* _What you should do_: Transcribe all the entries word for word, skipping the pictures.

* _Excerpted records_:
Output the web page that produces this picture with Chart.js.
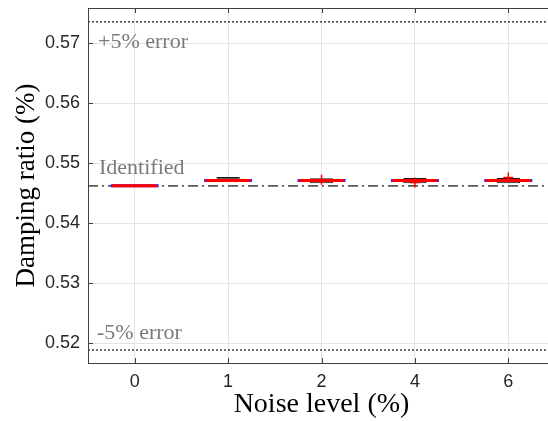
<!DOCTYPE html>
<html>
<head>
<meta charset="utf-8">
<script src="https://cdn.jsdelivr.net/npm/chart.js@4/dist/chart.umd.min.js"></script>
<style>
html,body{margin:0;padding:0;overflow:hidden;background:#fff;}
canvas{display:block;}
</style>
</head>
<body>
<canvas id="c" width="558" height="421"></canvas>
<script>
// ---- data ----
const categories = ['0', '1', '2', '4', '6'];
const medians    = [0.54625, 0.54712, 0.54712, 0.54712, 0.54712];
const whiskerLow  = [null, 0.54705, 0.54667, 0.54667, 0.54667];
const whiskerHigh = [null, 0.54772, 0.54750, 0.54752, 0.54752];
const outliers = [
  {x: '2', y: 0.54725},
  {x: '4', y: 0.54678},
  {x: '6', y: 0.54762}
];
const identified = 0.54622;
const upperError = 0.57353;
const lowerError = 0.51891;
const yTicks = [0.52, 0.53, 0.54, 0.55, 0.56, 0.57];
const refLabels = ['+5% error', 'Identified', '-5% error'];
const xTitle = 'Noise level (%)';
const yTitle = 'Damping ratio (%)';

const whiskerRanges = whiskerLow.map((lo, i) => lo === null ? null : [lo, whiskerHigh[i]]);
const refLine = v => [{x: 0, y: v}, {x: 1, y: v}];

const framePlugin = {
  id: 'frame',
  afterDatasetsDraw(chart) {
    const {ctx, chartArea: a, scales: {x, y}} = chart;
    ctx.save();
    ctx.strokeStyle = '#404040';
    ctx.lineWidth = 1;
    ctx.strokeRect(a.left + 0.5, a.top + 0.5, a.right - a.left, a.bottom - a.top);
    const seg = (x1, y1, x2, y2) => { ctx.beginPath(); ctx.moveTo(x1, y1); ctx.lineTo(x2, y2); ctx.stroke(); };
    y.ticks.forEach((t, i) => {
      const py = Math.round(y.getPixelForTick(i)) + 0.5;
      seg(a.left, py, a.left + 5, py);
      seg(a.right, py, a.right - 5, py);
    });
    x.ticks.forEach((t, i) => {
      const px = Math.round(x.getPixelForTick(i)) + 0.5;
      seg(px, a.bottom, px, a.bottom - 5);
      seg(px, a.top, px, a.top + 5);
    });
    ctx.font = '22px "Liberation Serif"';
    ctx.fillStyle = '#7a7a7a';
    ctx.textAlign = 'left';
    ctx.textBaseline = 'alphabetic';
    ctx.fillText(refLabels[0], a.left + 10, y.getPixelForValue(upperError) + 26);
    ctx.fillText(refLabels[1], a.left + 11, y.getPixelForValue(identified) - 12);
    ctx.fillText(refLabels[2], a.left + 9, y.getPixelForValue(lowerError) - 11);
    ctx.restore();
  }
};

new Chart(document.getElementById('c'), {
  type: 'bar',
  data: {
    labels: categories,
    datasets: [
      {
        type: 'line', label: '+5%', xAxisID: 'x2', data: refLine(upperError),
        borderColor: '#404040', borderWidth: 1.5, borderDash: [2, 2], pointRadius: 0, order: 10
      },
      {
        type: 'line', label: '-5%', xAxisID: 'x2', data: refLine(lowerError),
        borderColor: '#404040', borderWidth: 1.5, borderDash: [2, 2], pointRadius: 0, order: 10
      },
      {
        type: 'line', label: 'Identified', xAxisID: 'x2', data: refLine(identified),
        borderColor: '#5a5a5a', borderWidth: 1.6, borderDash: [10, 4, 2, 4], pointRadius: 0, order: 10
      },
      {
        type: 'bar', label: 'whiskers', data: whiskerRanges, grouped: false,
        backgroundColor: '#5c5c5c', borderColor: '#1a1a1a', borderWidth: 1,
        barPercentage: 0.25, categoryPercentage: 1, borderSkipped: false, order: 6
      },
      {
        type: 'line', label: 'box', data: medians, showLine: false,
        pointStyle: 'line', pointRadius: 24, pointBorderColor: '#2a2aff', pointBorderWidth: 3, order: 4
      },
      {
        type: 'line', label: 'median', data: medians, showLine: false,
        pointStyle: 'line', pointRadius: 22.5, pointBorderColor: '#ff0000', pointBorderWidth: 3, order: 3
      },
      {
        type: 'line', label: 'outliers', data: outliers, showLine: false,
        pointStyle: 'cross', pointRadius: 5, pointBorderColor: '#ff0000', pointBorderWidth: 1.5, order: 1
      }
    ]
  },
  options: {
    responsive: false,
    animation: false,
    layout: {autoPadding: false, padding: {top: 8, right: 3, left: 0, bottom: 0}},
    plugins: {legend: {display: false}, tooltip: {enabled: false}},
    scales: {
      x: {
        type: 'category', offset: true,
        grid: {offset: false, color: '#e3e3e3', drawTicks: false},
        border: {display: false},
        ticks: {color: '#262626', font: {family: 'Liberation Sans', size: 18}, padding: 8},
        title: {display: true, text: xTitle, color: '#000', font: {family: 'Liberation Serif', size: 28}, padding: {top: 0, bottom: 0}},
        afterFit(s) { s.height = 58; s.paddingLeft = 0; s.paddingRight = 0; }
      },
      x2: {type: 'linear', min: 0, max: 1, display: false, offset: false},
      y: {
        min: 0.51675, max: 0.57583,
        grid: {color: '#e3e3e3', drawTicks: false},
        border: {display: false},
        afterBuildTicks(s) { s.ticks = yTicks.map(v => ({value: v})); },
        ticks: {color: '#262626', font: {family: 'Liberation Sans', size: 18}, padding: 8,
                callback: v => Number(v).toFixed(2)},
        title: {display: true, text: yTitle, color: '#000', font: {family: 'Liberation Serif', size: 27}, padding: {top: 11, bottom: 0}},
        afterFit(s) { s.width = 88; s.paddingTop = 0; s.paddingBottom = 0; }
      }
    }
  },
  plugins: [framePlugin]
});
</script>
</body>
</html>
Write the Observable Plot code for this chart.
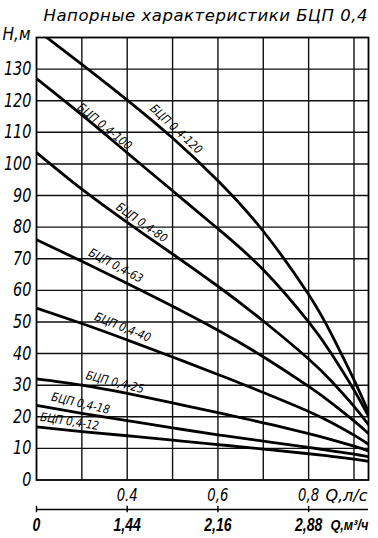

* _Exercise answer_:
Output the web page that produces this picture with Chart.js.
<!DOCTYPE html>
<html>
<head>
<meta charset="utf-8">
<script src="https://cdn.jsdelivr.net/npm/chart.js@4/dist/chart.umd.min.js"></script>
<style>
html,body{margin:0;padding:0;overflow:hidden;background:#fff;}
canvas{display:block;}
</style>
</head>
<body>
<canvas id="c" width="558" height="421"></canvas>
<script>
// ---- data ----
const categories = ['0', '1', '2', '4', '6'];
const medians    = [0.54625, 0.54712, 0.54712, 0.54712, 0.54712];
const whiskerLow  = [null, 0.54705, 0.54667, 0.54667, 0.54667];
const whiskerHigh = [null, 0.54772, 0.54750, 0.54752, 0.54752];
const outliers = [
  {x: '2', y: 0.54725},
  {x: '4', y: 0.54678},
  {x: '6', y: 0.54762}
];
const identified = 0.54622;
const upperError = 0.57353;
const lowerError = 0.51891;
const yTicks = [0.52, 0.53, 0.54, 0.55, 0.56, 0.57];
const refLabels = ['+5% error', 'Identified', '-5% error'];
const xTitle = 'Noise level (%)';
const yTitle = 'Damping ratio (%)';

const whiskerRanges = whiskerLow.map((lo, i) => lo === null ? null : [lo, whiskerHigh[i]]);
const refLine = v => [{x: 0, y: v}, {x: 1, y: v}];

const framePlugin = {
  id: 'frame',
  afterDatasetsDraw(chart) {
    const {ctx, chartArea: a, scales: {x, y}} = chart;
    ctx.save();
    ctx.strokeStyle = '#404040';
    ctx.lineWidth = 1;
    ctx.strokeRect(a.left + 0.5, a.top + 0.5, a.right - a.left, a.bottom - a.top);
    const seg = (x1, y1, x2, y2) => { ctx.beginPath(); ctx.moveTo(x1, y1); ctx.lineTo(x2, y2); ctx.stroke(); };
    y.ticks.forEach((t, i) => {
      const py = Math.round(y.getPixelForTick(i)) + 0.5;
      seg(a.left, py, a.left + 5, py);
      seg(a.right, py, a.right - 5, py);
    });
    x.ticks.forEach((t, i) => {
      const px = Math.round(x.getPixelForTick(i)) + 0.5;
      seg(px, a.bottom, px, a.bottom - 5);
      seg(px, a.top, px, a.top + 5);
    });
    ctx.font = '22px "Liberation Serif"';
    ctx.fillStyle = '#7a7a7a';
    ctx.textAlign = 'left';
    ctx.textBaseline = 'alphabetic';
    ctx.fillText(refLabels[0], a.left + 10, y.getPixelForValue(upperError) + 26);
    ctx.fillText(refLabels[1], a.left + 11, y.getPixelForValue(identified) - 12);
    ctx.fillText(refLabels[2], a.left + 9, y.getPixelForValue(lowerError) - 11);
    ctx.restore();
  }
};

new Chart(document.getElementById('c'), {
  type: 'bar',
  data: {
    labels: categories,
    datasets: [
      {
        type: 'line', label: '+5%', xAxisID: 'x2', data: refLine(upperError),
        borderColor: '#404040', borderWidth: 1.5, borderDash: [2, 2], pointRadius: 0, order: 10
      },
      {
        type: 'line', label: '-5%', xAxisID: 'x2', data: refLine(lowerError),
        borderColor: '#404040', borderWidth: 1.5, borderDash: [2, 2], pointRadius: 0, order: 10
      },
      {
        type: 'line', label: 'Identified', xAxisID: 'x2', data: refLine(identified),
        borderColor: '#5a5a5a', borderWidth: 1.6, borderDash: [10, 4, 2, 4], pointRadius: 0, order: 10
      },
      {
        type: 'bar', label: 'whiskers', data: whiskerRanges, grouped: false,
        backgroundColor: '#5c5c5c', borderColor: '#1a1a1a', borderWidth: 1,
        barPercentage: 0.25, categoryPercentage: 1, borderSkipped: false, order: 6
      },
      {
        type: 'line', label: 'box', data: medians, showLine: false,
        pointStyle: 'line', pointRadius: 24, pointBorderColor: '#2a2aff', pointBorderWidth: 3, order: 4
      },
      {
        type: 'line', label: 'median', data: medians, showLine: false,
        pointStyle: 'line', pointRadius: 22.5, pointBorderColor: '#ff0000', pointBorderWidth: 3, order: 3
      },
      {
        type: 'line', label: 'outliers', data: outliers, showLine: false,
        pointStyle: 'cross', pointRadius: 5, pointBorderColor: '#ff0000', pointBorderWidth: 1.5, order: 1
      }
    ]
  },
  options: {
    responsive: false,
    animation: false,
    layout: {autoPadding: false, padding: {top: 8, right: 3, left: 0, bottom: 0}},
    plugins: {legend: {display: false}, tooltip: {enabled: false}},
    scales: {
      x: {
        type: 'category', offset: true,
        grid: {offset: false, color: '#e3e3e3', drawTicks: false},
        border: {display: false},
        ticks: {color: '#262626', font: {family: 'Liberation Sans', size: 18}, padding: 8},
        title: {display: true, text: xTitle, color: '#000', font: {family: 'Liberation Serif', size: 28}, padding: {top: 0, bottom: 0}},
        afterFit(s) { s.height = 58; s.paddingLeft = 0; s.paddingRight = 0; }
      },
      x2: {type: 'linear', min: 0, max: 1, display: false, offset: false},
      y: {
        min: 0.51675, max: 0.57583,
        grid: {color: '#e3e3e3', drawTicks: false},
        border: {display: false},
        afterBuildTicks(s) { s.ticks = yTicks.map(v => ({value: v})); },
        ticks: {color: '#262626', font: {family: 'Liberation Sans', size: 18}, padding: 8,
                callback: v => Number(v).toFixed(2)},
        title: {display: true, text: yTitle, color: '#000', font: {family: 'Liberation Serif', size: 27}, padding: {top: 11, bottom: 0}},
        afterFit(s) { s.width = 88; s.paddingTop = 0; s.paddingBottom = 0; }
      }
    }
  },
  plugins: [framePlugin]
});
</script>
</body>
</html>
Write the Observable Plot code for this chart.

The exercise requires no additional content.